I mean, in terms of raw capability, it’s actually one of the better “turn a dumb TV into a smart TV” devices on the market. It has good hardware transcoding support to take the burden off of your server. It also has very little in the way of fluff. It was one of the few boxes that wasn’t packed full of ads by default (though I’m not sure if this is still true).
But yeah, it means you’re locked into Apple’s ecosystem. Which is… Not always the best. Apple is notoriously difficult/annoying if your app gets tied up in approvals, so native apps can sometimes be trapped in limbo for a while. And that’s assuming they even allow the native app.
I guess you could build an HTPC with similar functionality and hardware support, but then you’ll be stuck using a Bluetooth keyboard to navigate things, plus all of the “oh let me wait for my computer to boot up before I can watch anything” pains that go along with it. There are solutions for a lot of the complaints, but a lot of them are fiddly or require lots of extra stuff just to achieve the same basic functionality of “remote has power button that turns on TV and streaming box, and navigates menus as if it’s a native app.”
You shouldn’t even have Jellyfin on a reverse proxy, because it shouldn’t be externally available. There are several known security vulnerabilities (all marked as “closed” due to inactivity on git) that the devs have said will likely never be patched. Because patching them requires breaking away from the Emby fork that the entire project is built on.
It should only be externally available via a private VPN. And that alone excludes a lot of “I want to share my library with friends/family” scenarios, because step 0 will be getting their devices connected to your VPN.

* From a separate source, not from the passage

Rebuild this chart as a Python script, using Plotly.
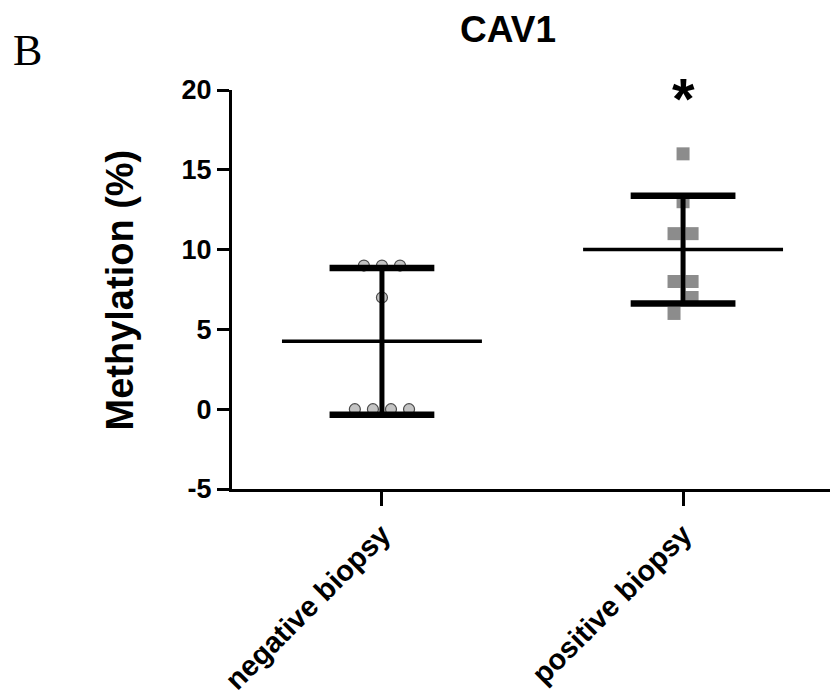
import numpy as np
import plotly.graph_objects as go

# Data: CAV1 methylation (%) per patient group
categories = ["negative biopsy", "positive biopsy"]
negative_values = [9, 9, 9, 7, 0, 0, 0, 0]
positive_values = [16, 13, 11, 11, 8, 8, 7, 6]
y_tick_values = [-5, 0, 5, 10, 15, 20]

# Horizontal spread of the scatter symbols around each category centre
negative_jitter = [-0.06, 0.0, 0.06, 0.0, -0.09, -0.03, 0.03, 0.09]
positive_jitter = [0.0, 0.0, -0.03, 0.03, -0.03, 0.03, 0.03, -0.03]

groups = [negative_values, positive_values]
means = [float(np.mean(g)) for g in groups]
sds = [float(np.std(g, ddof=1)) for g in groups]

MEAN_HALF = 0.332   # half length of the mean line (x units)
CAP_HALF = 0.174    # half length of the SD caps (x units)

fig = go.Figure()

# Individual points
fig.add_trace(go.Scatter(
    x=[0 + j for j in negative_jitter], y=negative_values,
    mode="markers",
    marker=dict(symbol="circle", size=11, color="#c4c4c4",
                line=dict(color="#4a4a4a", width=1.2)),
    showlegend=False, hoverinfo="y"))
fig.add_trace(go.Scatter(
    x=[1 + j for j in positive_jitter], y=positive_values,
    mode="markers",
    marker=dict(symbol="square", size=13, color="#8c8c8c",
                line=dict(width=0)),
    showlegend=False, hoverinfo="y"))

# Mean line and mean +/- SD bars for each group
for i, (m, s) in enumerate(zip(means, sds)):
    lo, hi = m - s, m + s
    fig.add_trace(go.Scatter(
        x=[i - MEAN_HALF, i + MEAN_HALF], y=[m, m], mode="lines",
        line=dict(color="black", width=3.5), showlegend=False, hoverinfo="skip"))
    fig.add_trace(go.Scatter(
        x=[i, i], y=[lo, hi], mode="lines",
        line=dict(color="black", width=5), showlegend=False, hoverinfo="skip"))
    fig.add_trace(go.Scatter(
        x=[i - CAP_HALF, i + CAP_HALF, None, i - CAP_HALF, i + CAP_HALF],
        y=[hi, hi, None, lo, lo], mode="lines",
        line=dict(color="black", width=6.5), showlegend=False, hoverinfo="skip"))

axis_font = dict(family="Liberation Sans, Arial, sans-serif", color="black")

fig.update_layout(
    width=830, height=696,
    margin=dict(l=232, r=0, t=90, b=207),
    paper_bgcolor="white", plot_bgcolor="white",
    title=dict(text="<b>CAV1</b>", x=508 / 830, xanchor="center",
               y=1 - 29 / 696, yanchor="middle", yref="container",
               font=dict(size=37, **axis_font)),
    xaxis=dict(range=[-0.498, 1.488], tickmode="array",
               tickvals=list(range(len(categories))),
               ticktext=[f"<b>{c}</b>" for c in categories],
               tickangle=-45, tickfont=dict(size=29, **axis_font),
               showline=True, linecolor="black", linewidth=3,
               ticks="outside", ticklen=14, tickwidth=3, tickcolor="black",
               showgrid=False, zeroline=False),
    yaxis=dict(range=[-5, 20], tickmode="array", tickvals=y_tick_values,
               ticktext=[f"<b>{v}</b>" for v in y_tick_values],
               tickfont=dict(size=27, **axis_font),
               showline=True, linecolor="black", linewidth=3,
               ticks="outside", ticklen=12, tickwidth=3, tickcolor="black",
               showgrid=False, zeroline=False),
)

# Axis title
fig.add_annotation(text="<b>Methylation (%)</b>", xref="paper", yref="paper",
                   x=(119 - 232) / 598, y=0.5, textangle=-90, showarrow=False,
                   xanchor="center", yanchor="middle",
                   font=dict(size=38, **axis_font))

# Significance marker above the positive group
fig.add_annotation(text="<b>*</b>", xref="x", yref="y", x=1, y=19.45,
                   showarrow=False, xanchor="center", yanchor="middle",
                   font=dict(size=58, **axis_font))

# Panel letter
fig.add_annotation(text="B", xref="paper", yref="paper",
                   x=(27 - 232) / 598, y=(489 - 51) / 399, showarrow=False,
                   xanchor="center", yanchor="middle",
                   font=dict(family="Liberation Serif, Times New Roman, serif",
                             size=44, color="black"))

fig.write_html("out.html")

At the very least, set up some form of access control/username+PW directly on your reverse proxy as a secondary security measure. Because if you can reach the JF landing page, you can exploit those vulnerabilities without needing a valid JF login. So you should configure your reverse proxy to act as a gatekeeper, and ensure attackers can’t even reach JF at all without having a valid login to your reverse proxy. But this will break most JF apps (except for browsers) because they likely won’t have any way to give an initial user+pass to the reverse proxy before they hit the JF server.